- Directed by: Dilip Gulati
- Written by: Dilip Gulati
- Produced by: Prameel Gora Gandhi, Amar Motwani, Aaresh Patel
- Starring: Ravi Kishan Rani Chatterjee Poonam Dubey;
- Music by: Dhiraj Sen
- Production company: Kailash Maan Sarovar Production Pvt Ltd
- Distributed by: Kailash Maan Sarovar Production Pvt Ltd
- Release date: 29 July 2016;
- Country: India
- Language: Bhojpuri

= Hum Hai Jodi No 1 =

2016 Bhojpuri Film directed by Dilip Gulati

Hum Hai Jodi No 1 is a 2016 Bhojpuri-language romantic action comedy film directed by Dilip Gulati. It stars Ravi Kishan, Rani Chatterjee And Poonam Dubey. This film is a remake of the 2010 Telugu film Brindavanam.

==Plot==
Raja's girlfriend asks him to help Shivani by pretending to be Shivani's boyfriend.
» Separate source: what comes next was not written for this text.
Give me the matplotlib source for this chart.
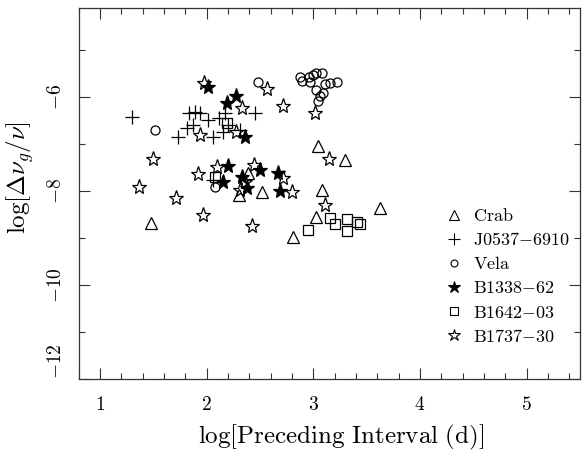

But he realises that he will have to put more effort to Shivani's feuding family members.

==Cast==
- Ravi Kishan as Raja
- Rani Chatterjee as Shivani
- Poonam Dubey as Raja's girlfriend
- Aanara Gupta
- Dinesh Tiwari
- Upendra Chowdhury
- Bhawana Singh Chauhan
- Sardarad Singh
- Purendra Giri

==Production==
The film was mainly shot in Bihar and Jharkhand.

==Music==

| No. | Title | Lyrics | Singer(s) | Length |
|---|---|---|---|---|
| 1. | "Dil Love You Love You Bole" | Pyare Lal Yadav | Sonika Sharma, Anuj Tiwari | 03:54 |
| 2. | "Hum Ka Jani Ye Rani" | Sudhakar Sharma | Udit Narayan, Deepa Narayan | 04:15 |
| 3. | "Hum Hai Jodi No.1" | Pyare Lal Yadav | Anuj Tiwari | 04:18 |
| 4. | "Hum Ka Jaani Hum Ka Samjhi" | Sudhakar Sharma | Udit Narayan, Deepa Narayan | 04:15 |
| 5. | "Humri Dehiya Cool Malaiya" | Vindhya Shukla | Indu Sonali | 02:24 |

==Release==
The film was released in theatres on 29 July 2016.